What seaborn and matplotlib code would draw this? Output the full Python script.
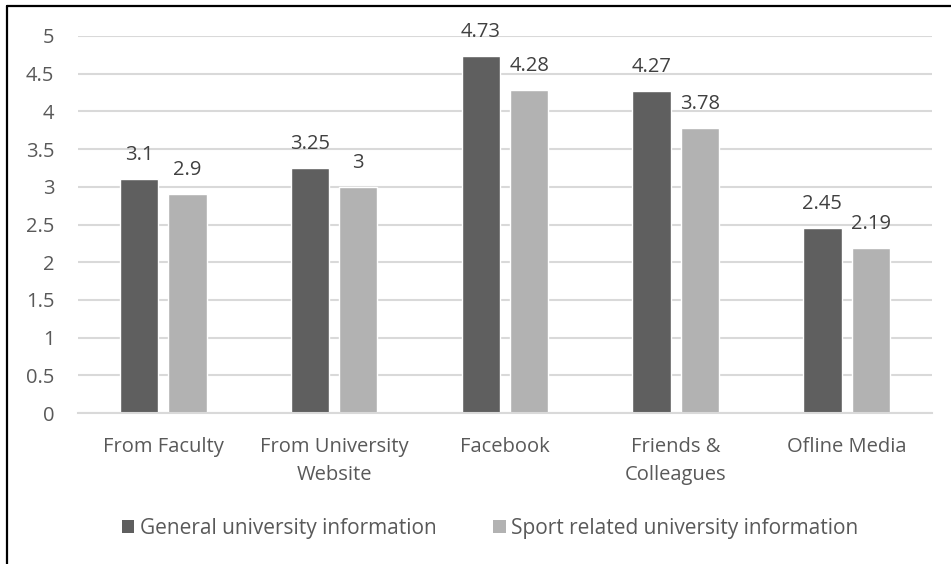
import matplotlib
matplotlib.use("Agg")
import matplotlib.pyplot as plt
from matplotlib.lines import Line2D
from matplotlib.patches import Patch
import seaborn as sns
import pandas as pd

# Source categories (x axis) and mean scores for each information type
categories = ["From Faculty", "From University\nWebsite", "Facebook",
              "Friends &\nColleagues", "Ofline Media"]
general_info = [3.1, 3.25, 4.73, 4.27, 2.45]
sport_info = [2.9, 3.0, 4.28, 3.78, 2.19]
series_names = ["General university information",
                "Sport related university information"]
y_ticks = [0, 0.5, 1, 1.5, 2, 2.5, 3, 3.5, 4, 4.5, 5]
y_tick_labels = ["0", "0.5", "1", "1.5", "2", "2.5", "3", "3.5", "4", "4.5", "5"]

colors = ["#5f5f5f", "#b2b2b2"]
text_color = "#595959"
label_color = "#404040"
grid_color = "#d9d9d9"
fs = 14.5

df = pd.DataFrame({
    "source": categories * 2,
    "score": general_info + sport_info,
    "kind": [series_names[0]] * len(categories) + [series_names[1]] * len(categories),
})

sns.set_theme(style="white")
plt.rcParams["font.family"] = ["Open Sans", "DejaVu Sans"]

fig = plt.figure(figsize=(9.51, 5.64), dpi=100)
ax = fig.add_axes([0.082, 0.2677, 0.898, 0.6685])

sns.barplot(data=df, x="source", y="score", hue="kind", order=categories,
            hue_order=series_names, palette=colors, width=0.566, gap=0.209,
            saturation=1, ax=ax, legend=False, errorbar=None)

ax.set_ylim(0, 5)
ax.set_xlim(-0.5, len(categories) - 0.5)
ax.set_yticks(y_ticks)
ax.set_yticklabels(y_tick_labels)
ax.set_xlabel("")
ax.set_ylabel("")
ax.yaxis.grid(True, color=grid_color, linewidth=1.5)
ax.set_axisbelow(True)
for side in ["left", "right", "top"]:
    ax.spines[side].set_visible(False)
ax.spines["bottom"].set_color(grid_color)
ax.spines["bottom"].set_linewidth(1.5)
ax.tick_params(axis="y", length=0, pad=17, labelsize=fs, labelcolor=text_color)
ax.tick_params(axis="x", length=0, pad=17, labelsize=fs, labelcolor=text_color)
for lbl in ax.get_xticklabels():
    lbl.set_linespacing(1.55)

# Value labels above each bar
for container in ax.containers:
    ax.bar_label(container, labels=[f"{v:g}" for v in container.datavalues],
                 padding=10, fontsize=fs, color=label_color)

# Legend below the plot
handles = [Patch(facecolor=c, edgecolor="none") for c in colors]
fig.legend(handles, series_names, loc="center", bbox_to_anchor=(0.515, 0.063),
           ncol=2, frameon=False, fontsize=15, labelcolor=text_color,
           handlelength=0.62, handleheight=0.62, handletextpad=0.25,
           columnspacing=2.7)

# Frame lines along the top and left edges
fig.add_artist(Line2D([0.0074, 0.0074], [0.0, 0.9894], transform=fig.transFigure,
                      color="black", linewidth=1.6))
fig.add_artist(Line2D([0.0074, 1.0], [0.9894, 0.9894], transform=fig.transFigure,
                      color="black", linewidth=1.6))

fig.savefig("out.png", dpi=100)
*****
- **What is needed**
Write out exactly the lines between the start of the data and the line with "import pandas as pd", including both, but none of the pictures.

- **Response**
What seaborn and matplotlib code would draw this? Output the full Python script.
import matplotlib
matplotlib.use("Agg")
import matplotlib.pyplot as plt
from matplotlib.lines import Line2D
from matplotlib.patches import Patch
import seaborn as sns
import pandas as pd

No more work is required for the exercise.